What to do:
Leave out any pictures and transcribe all other data below exactly.

Data provided:
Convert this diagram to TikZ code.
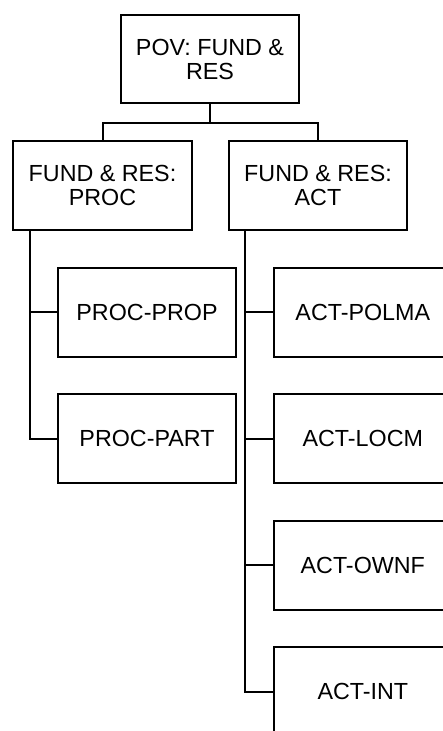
\documentclass[tikz,border=0pt]{standalone}
\usepackage{fontspec}
\setmainfont{Liberation Sans}
\begin{document}
\begin{tikzpicture}[x=1pt,y=-1pt,
  box/.style={draw=black,line width=2pt,rectangle,minimum width=178.6pt,minimum height=89pt,inner sep=0pt,align=center,font=\fontsize{23.3}{24.4}\selectfont},
  conn/.style={draw=black,line width=2pt}]
\useasboundingbox (0,0) rectangle (443,731);
\clip (0,0) rectangle (443,731);
\node[box,minimum height=88.3pt] (top) at (210,59.2) {POV: FUND \&\\RES};
\node[box] (L) at (102.5,185.3) {FUND \& RES:\\PROC};
\node[box] (R) at (318,185.3) {FUND \& RES:\\ACT};
\node[box] (pprop) at (147,312) {PROC-PROP};
\node[box] (ppart) at (147,438.7) {PROC-PART};
\node[box] (apolma) at (362.8,312) {ACT-POLMA};
\node[box] (alocm) at (362.8,438.7) {ACT-LOCM};
\node[box] (aownf) at (362.8,565.2) {ACT-OWNF};
\node[box] (aint) at (362.8,691.5) {ACT-INT};
\coordinate (bus) at (210,122.7);
\draw[conn] (top.south) -- (bus);
\draw[conn] (L.north) |- (bus) -| (R.north);
\coordinate (lt) at ([xshift=17.7pt]L.south west);
\coordinate (rt) at ([xshift=17.5pt]R.south west);
\draw[conn] (lt) |- (ppart.west);
\draw[conn] (lt |- pprop.west) -- (pprop.west);
\draw[conn] (rt) |- (aint.west);
\draw[conn] (rt |- apolma.west) -- (apolma.west);
\draw[conn] (rt |- alocm.west) -- (alocm.west);
\draw[conn] (rt |- aownf.west) -- (aownf.west);
\end{tikzpicture}
\end{document}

Output for this exercise:
Convert this diagram to TikZ code.
\documentclass[tikz,border=0pt]{standalone}
\usepackage{fontspec}
\setmainfont{Liberation Sans}
\begin{document}
\begin{tikzpicture}[x=1pt,y=-1pt,
  box/.style={draw=black,line width=2pt,rectangle,minimum width=178.6pt,minimum height=89pt,inner sep=0pt,align=center,font=\fontsize{23.3}{24.4}\selectfont},
  conn/.style={draw=black,line width=2pt}]
\useasboundingbox (0,0) rectangle (443,731);
\clip (0,0) rectangle (443,731);
\node[box,minimum height=88.3pt] (top) at (210,59.2) {POV: FUND \&\\RES};
\node[box] (L) at (102.5,185.3) {FUND \& RES:\\PROC};
\node[box] (R) at (318,185.3) {FUND \& RES:\\ACT};
\node[box] (pprop) at (147,312) {PROC-PROP};
\node[box] (ppart) at (147,438.7) {PROC-PART};
\node[box] (apolma) at (362.8,312) {ACT-POLMA};
\node[box] (alocm) at (362.8,438.7) {ACT-LOCM};
\node[box] (aownf) at (362.8,565.2) {ACT-OWNF};
\node[box] (aint) at (362.8,691.5) {ACT-INT};
\coordinate (bus) at (210,122.7);
\draw[conn] (top.south) -- (bus);
\draw[conn] (L.north) |- (bus) -| (R.north);
\coordinate (lt) at ([xshift=17.7pt]L.south west);
\coordinate (rt) at ([xshift=17.5pt]R.south west);
\draw[conn] (lt) |- (ppart.west);
\draw[conn] (lt |- pprop.west) -- (pprop.west);
\draw[conn] (rt) |- (aint.west);
\draw[conn] (rt |- apolma.west) -- (apolma.west);
\draw[conn] (rt |- alocm.west) -- (alocm.west);
\draw[conn] (rt |- aownf.west) -- (aownf.west);
\end{tikzpicture}
\end{document}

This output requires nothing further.